PROVIDED DATA ::
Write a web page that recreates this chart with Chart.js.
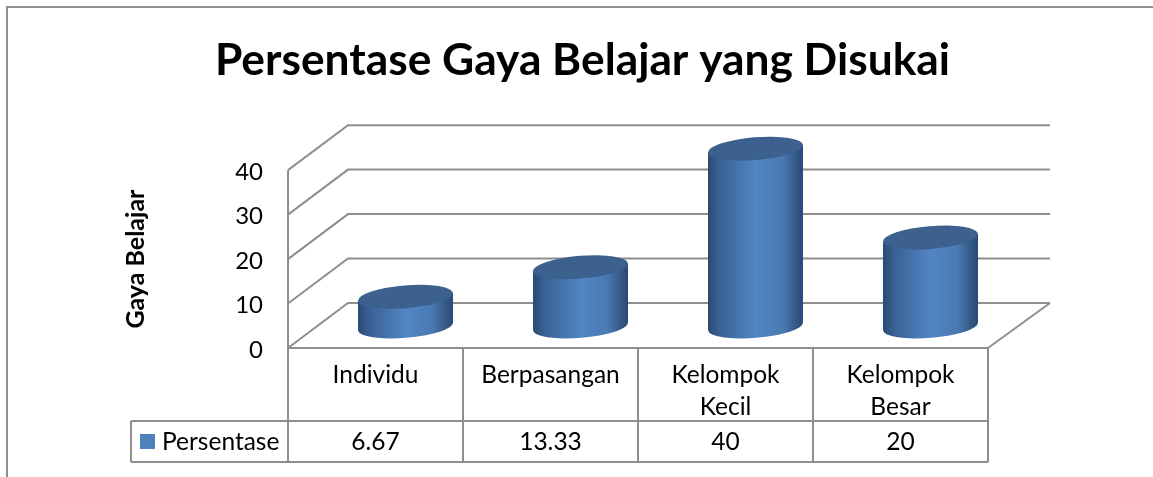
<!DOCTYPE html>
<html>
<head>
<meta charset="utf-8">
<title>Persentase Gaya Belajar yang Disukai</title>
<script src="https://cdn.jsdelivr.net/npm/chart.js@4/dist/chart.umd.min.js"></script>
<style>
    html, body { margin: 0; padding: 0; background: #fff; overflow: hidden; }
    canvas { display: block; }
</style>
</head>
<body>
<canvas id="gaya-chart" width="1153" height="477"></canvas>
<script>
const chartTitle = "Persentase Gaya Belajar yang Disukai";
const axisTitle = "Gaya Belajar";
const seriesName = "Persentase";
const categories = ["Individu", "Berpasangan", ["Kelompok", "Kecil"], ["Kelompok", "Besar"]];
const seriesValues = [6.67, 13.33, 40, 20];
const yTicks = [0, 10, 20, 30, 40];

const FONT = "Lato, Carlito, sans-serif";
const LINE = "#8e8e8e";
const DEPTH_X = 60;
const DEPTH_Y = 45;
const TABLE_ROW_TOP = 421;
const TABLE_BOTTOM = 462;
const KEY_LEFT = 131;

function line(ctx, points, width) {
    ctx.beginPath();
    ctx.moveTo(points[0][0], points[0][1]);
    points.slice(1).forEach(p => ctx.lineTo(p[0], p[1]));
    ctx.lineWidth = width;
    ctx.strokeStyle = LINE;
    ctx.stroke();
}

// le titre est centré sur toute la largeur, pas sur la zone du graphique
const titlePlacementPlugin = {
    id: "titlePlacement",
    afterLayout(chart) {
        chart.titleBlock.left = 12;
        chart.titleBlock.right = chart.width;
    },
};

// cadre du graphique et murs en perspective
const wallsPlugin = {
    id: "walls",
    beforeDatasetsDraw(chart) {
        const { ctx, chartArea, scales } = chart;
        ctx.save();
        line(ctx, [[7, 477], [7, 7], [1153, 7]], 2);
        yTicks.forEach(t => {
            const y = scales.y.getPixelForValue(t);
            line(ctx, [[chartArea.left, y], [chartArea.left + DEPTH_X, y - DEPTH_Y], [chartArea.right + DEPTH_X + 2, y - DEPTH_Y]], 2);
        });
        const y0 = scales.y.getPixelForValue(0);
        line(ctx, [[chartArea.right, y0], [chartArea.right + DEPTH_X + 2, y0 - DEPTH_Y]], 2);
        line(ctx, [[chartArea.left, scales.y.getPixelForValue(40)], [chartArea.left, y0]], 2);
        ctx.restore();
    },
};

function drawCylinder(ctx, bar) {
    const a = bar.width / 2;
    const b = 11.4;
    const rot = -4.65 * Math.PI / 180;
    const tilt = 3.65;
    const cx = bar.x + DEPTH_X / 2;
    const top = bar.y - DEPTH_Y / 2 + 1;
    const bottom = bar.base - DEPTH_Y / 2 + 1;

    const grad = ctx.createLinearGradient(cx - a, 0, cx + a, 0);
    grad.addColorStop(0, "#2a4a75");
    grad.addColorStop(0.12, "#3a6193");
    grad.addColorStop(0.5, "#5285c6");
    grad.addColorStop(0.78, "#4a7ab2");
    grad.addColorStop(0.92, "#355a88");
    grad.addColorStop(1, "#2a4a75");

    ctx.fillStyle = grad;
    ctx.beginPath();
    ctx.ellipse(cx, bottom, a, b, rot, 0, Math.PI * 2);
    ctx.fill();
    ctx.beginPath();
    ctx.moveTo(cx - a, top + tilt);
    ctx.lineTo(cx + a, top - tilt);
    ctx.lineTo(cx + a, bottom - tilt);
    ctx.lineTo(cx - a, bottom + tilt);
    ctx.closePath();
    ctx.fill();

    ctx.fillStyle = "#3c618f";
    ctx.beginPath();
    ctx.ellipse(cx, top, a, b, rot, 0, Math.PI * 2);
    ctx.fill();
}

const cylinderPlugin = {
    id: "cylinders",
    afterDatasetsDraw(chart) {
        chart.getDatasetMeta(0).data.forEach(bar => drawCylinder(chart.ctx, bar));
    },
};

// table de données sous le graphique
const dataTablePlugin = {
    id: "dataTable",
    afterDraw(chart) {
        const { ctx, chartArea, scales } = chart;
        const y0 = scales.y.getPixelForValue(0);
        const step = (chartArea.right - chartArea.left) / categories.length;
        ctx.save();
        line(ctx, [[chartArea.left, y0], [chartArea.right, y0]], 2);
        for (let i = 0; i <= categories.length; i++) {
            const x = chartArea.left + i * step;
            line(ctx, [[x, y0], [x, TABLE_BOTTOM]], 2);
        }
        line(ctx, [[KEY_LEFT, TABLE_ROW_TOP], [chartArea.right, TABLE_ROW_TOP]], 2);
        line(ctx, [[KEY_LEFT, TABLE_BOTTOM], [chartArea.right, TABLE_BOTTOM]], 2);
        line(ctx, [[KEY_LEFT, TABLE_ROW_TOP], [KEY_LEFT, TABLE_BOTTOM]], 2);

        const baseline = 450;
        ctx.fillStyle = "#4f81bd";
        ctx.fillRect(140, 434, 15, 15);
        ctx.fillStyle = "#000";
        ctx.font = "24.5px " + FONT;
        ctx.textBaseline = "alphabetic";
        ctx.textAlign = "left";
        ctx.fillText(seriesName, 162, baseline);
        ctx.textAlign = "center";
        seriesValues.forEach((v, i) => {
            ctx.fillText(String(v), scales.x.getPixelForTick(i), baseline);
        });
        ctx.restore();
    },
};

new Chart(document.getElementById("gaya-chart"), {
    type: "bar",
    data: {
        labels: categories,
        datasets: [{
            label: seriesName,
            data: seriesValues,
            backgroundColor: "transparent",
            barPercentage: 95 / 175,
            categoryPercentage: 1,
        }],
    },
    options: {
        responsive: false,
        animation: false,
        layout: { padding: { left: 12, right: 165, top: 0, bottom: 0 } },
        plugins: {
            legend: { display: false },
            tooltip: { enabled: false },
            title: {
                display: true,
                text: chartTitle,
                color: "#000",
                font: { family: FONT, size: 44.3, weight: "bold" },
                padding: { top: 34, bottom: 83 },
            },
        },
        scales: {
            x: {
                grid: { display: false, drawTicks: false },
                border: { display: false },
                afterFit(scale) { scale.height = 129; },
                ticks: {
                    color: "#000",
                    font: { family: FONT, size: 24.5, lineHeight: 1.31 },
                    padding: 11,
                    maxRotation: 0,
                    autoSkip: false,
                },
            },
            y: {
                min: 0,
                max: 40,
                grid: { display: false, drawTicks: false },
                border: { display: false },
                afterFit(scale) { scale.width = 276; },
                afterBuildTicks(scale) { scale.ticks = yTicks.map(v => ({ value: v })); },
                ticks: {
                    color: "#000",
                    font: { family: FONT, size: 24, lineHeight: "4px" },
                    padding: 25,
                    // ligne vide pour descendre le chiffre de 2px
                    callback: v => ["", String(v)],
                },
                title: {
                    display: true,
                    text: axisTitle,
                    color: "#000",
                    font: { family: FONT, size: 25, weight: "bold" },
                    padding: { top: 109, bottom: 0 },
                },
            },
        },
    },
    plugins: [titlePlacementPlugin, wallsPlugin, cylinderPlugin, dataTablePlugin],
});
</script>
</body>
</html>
* * *
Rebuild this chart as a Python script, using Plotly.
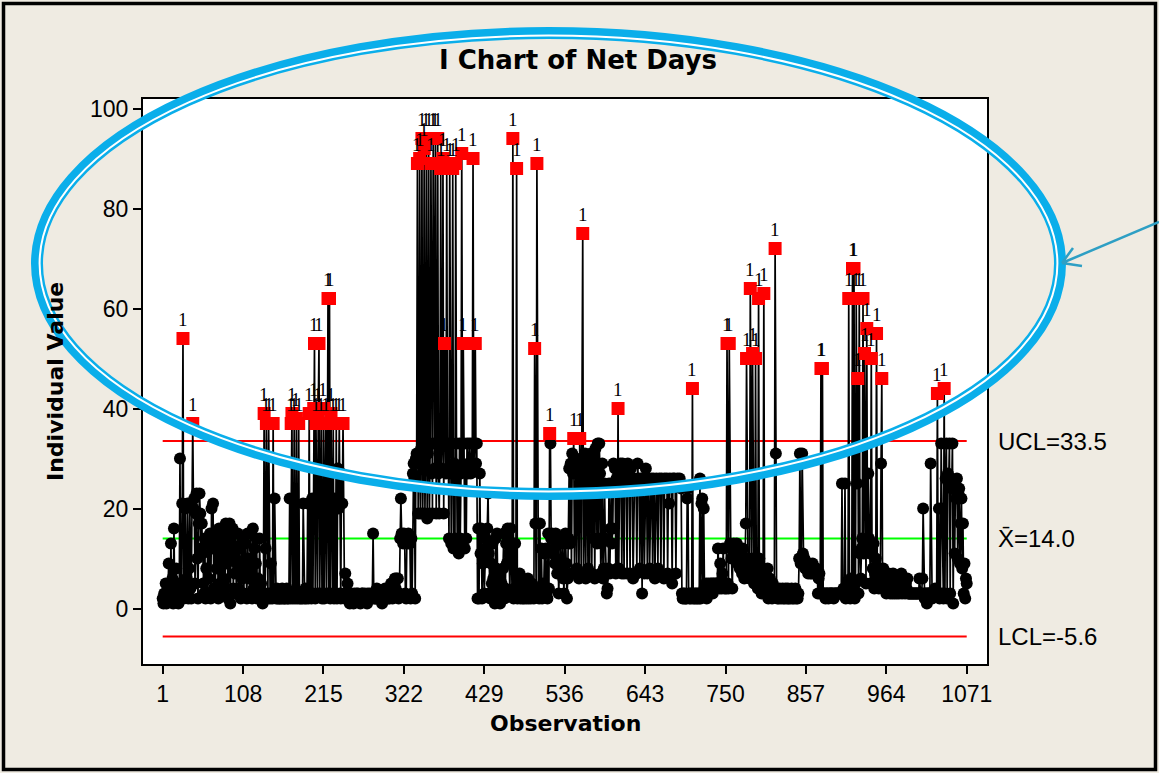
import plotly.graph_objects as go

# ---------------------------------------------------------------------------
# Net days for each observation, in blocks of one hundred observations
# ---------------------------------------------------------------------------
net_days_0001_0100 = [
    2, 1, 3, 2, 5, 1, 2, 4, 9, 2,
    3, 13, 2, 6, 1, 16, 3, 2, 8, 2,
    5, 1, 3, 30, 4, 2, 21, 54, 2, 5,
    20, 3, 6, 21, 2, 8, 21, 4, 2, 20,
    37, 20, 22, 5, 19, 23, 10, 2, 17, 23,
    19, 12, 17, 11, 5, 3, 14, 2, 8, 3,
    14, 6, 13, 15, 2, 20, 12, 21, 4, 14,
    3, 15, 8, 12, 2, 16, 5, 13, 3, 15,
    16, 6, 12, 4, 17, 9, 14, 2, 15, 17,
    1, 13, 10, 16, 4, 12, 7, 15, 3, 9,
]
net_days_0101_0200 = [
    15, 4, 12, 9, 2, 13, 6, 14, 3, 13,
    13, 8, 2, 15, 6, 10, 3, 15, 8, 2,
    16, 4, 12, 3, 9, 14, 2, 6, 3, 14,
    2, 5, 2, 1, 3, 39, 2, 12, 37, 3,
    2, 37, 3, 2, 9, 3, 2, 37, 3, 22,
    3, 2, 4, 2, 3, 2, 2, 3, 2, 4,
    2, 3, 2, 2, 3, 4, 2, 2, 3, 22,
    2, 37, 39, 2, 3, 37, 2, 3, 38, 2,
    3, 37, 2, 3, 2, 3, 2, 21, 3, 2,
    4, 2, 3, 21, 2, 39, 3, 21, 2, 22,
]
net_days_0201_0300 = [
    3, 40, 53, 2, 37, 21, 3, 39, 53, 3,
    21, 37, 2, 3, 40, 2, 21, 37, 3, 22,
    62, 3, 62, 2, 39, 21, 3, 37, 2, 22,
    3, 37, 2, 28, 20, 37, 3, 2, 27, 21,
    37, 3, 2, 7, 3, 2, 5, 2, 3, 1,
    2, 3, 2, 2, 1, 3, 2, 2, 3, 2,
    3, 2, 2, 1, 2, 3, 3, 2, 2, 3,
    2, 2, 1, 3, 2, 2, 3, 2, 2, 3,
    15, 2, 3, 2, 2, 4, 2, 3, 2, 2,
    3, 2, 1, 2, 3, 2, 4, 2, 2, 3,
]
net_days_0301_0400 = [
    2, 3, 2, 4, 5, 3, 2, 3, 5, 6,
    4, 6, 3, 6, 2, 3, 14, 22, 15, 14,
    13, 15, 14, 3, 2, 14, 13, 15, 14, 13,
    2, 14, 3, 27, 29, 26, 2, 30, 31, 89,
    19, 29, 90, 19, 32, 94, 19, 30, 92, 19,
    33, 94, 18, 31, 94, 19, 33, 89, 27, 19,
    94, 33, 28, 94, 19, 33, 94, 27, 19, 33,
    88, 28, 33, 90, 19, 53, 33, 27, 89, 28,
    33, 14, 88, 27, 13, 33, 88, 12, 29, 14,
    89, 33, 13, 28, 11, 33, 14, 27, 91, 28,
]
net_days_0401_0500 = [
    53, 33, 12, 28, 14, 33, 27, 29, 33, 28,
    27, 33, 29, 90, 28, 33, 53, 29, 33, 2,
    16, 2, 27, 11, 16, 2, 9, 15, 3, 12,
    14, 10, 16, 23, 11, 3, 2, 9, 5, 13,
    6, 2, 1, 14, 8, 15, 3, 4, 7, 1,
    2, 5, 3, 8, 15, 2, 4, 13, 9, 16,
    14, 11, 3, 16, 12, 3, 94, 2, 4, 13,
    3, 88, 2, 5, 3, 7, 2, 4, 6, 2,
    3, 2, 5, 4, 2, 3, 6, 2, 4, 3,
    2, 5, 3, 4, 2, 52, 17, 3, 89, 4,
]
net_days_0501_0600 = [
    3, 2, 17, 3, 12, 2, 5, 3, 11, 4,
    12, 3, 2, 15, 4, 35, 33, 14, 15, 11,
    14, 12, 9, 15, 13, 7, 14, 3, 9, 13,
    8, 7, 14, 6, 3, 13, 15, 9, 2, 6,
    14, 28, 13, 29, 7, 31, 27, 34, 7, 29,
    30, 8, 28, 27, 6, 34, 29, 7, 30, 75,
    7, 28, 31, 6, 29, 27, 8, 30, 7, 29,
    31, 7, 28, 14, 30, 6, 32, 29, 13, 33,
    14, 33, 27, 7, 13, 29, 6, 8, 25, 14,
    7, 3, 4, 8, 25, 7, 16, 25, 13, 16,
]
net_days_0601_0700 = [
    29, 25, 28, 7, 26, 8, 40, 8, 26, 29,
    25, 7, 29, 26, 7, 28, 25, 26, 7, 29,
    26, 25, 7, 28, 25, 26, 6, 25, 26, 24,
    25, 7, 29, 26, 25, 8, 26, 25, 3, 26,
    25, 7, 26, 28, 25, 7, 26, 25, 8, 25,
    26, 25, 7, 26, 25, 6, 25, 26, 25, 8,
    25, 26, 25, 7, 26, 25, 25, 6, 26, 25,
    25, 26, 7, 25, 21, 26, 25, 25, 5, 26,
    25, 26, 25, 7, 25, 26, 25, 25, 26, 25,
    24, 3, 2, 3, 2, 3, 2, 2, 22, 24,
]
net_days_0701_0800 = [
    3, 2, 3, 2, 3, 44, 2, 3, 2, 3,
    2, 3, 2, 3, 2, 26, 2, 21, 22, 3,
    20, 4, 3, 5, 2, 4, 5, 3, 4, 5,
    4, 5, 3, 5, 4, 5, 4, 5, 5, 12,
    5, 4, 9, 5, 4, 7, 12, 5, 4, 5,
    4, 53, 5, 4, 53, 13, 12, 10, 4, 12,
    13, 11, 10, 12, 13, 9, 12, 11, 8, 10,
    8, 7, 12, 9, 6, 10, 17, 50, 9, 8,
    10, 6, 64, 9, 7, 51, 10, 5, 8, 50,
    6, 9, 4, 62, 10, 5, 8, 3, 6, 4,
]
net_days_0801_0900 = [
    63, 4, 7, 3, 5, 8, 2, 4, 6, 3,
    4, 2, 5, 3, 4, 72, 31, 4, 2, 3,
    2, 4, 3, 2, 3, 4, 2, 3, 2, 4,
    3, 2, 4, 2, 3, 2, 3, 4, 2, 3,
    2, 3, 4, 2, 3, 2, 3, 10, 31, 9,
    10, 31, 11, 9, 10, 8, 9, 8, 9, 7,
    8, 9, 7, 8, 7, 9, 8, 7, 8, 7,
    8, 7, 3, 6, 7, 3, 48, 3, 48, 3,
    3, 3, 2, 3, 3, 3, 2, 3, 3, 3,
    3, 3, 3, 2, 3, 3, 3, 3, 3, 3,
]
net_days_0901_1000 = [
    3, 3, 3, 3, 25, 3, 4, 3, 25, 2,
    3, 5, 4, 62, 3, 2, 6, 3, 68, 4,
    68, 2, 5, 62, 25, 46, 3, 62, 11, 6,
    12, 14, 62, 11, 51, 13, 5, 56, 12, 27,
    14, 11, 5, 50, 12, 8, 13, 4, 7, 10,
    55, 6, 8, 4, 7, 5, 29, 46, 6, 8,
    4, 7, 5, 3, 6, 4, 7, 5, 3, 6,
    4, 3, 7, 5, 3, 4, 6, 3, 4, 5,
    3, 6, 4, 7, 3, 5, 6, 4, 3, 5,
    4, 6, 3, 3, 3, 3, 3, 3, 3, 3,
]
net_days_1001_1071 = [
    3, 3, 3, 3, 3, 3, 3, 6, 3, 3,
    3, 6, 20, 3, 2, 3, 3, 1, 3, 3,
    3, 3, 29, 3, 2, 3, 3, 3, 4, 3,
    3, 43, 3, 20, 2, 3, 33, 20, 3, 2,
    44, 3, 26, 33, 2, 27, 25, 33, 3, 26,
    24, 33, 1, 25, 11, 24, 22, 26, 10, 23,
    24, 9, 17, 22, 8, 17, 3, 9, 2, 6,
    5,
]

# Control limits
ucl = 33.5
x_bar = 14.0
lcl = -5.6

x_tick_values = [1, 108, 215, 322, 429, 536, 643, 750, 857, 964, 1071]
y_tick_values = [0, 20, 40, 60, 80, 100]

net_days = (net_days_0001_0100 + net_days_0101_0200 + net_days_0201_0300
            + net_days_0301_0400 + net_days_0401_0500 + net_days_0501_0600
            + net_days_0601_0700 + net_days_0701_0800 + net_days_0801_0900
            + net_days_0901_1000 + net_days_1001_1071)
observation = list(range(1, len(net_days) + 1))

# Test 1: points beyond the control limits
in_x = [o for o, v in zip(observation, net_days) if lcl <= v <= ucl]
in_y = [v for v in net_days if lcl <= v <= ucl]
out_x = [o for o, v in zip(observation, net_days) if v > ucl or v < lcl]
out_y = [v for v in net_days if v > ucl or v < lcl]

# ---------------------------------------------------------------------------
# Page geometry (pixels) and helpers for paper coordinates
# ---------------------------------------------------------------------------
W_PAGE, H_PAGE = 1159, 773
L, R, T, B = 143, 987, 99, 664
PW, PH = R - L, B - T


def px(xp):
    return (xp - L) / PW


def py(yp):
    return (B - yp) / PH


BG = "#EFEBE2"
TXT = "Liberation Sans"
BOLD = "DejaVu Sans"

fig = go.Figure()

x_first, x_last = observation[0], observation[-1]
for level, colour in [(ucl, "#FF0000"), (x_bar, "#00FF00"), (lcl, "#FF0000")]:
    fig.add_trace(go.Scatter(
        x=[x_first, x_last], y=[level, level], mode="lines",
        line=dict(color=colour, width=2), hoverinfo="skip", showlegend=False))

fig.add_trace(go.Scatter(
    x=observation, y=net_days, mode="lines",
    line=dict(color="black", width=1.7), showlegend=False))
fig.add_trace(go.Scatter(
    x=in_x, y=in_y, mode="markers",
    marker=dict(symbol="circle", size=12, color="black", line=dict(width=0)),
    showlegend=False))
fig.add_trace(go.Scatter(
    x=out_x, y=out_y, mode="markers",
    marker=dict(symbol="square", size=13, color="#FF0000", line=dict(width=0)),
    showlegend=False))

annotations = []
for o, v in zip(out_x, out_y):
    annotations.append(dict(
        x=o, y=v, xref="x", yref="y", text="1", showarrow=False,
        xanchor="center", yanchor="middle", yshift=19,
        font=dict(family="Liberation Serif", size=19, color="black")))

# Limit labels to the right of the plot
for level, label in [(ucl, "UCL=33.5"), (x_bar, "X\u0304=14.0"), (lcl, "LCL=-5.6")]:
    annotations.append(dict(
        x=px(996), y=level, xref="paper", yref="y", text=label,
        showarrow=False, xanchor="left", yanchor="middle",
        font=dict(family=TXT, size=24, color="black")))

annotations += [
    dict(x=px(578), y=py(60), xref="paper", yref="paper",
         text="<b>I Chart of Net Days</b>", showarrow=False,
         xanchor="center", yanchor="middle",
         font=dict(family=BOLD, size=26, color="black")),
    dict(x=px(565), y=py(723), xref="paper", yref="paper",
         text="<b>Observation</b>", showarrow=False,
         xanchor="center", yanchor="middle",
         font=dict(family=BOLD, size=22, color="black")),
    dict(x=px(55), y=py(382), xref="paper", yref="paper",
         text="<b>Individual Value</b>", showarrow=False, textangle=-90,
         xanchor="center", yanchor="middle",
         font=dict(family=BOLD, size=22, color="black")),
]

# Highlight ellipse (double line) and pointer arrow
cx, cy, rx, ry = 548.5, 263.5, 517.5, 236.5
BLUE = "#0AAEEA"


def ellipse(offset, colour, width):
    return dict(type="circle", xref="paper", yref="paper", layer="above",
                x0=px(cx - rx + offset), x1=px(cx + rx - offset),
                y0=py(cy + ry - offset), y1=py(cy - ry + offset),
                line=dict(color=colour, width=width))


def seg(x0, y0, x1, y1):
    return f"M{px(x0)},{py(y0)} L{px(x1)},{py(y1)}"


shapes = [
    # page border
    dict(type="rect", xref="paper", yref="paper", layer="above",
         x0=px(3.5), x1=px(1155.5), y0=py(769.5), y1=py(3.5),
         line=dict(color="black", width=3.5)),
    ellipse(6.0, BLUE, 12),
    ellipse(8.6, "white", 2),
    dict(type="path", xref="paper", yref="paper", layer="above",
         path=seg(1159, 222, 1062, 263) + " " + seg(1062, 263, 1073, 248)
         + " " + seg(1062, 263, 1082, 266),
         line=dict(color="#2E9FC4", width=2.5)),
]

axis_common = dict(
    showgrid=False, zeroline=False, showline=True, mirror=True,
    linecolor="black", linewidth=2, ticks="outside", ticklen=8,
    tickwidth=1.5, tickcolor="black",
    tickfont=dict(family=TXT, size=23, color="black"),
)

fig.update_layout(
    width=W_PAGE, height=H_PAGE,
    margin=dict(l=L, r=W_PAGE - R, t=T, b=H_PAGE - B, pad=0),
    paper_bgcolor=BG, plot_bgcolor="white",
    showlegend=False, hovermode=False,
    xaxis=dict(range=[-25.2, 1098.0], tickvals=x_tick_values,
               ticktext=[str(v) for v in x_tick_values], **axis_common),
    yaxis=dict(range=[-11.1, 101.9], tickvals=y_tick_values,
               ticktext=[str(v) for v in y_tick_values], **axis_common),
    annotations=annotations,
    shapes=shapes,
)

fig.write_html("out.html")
==
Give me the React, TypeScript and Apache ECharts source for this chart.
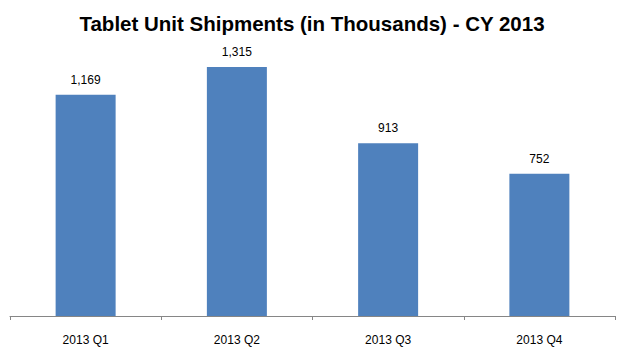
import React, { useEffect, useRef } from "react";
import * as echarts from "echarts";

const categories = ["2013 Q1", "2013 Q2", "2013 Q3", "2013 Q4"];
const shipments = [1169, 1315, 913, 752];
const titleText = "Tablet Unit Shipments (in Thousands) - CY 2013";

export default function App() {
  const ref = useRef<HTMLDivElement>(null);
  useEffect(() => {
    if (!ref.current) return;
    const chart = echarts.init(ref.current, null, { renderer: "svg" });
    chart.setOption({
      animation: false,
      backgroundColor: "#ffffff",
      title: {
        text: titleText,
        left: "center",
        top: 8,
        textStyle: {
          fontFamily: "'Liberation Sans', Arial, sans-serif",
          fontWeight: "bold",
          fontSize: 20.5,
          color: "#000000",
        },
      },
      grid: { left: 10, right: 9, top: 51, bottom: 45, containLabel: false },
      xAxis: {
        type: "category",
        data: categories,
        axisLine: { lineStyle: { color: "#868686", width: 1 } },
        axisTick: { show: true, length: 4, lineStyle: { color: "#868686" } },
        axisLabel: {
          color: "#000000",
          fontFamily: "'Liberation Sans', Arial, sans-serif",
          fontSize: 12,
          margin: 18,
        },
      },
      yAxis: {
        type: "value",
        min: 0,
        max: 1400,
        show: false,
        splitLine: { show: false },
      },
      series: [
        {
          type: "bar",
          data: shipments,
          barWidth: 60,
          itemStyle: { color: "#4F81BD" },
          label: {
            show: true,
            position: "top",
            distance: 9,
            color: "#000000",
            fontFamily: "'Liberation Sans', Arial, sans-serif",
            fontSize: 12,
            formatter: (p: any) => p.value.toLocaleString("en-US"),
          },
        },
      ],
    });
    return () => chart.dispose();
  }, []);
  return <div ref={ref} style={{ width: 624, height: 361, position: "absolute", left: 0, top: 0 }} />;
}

DIRECTIONS ::
Go through the records above and copy every line with the word "React".

EXERCISE RESULT ::
Give me the React, TypeScript and Apache ECharts source for this chart.
import React, { useEffect, useRef } from "react";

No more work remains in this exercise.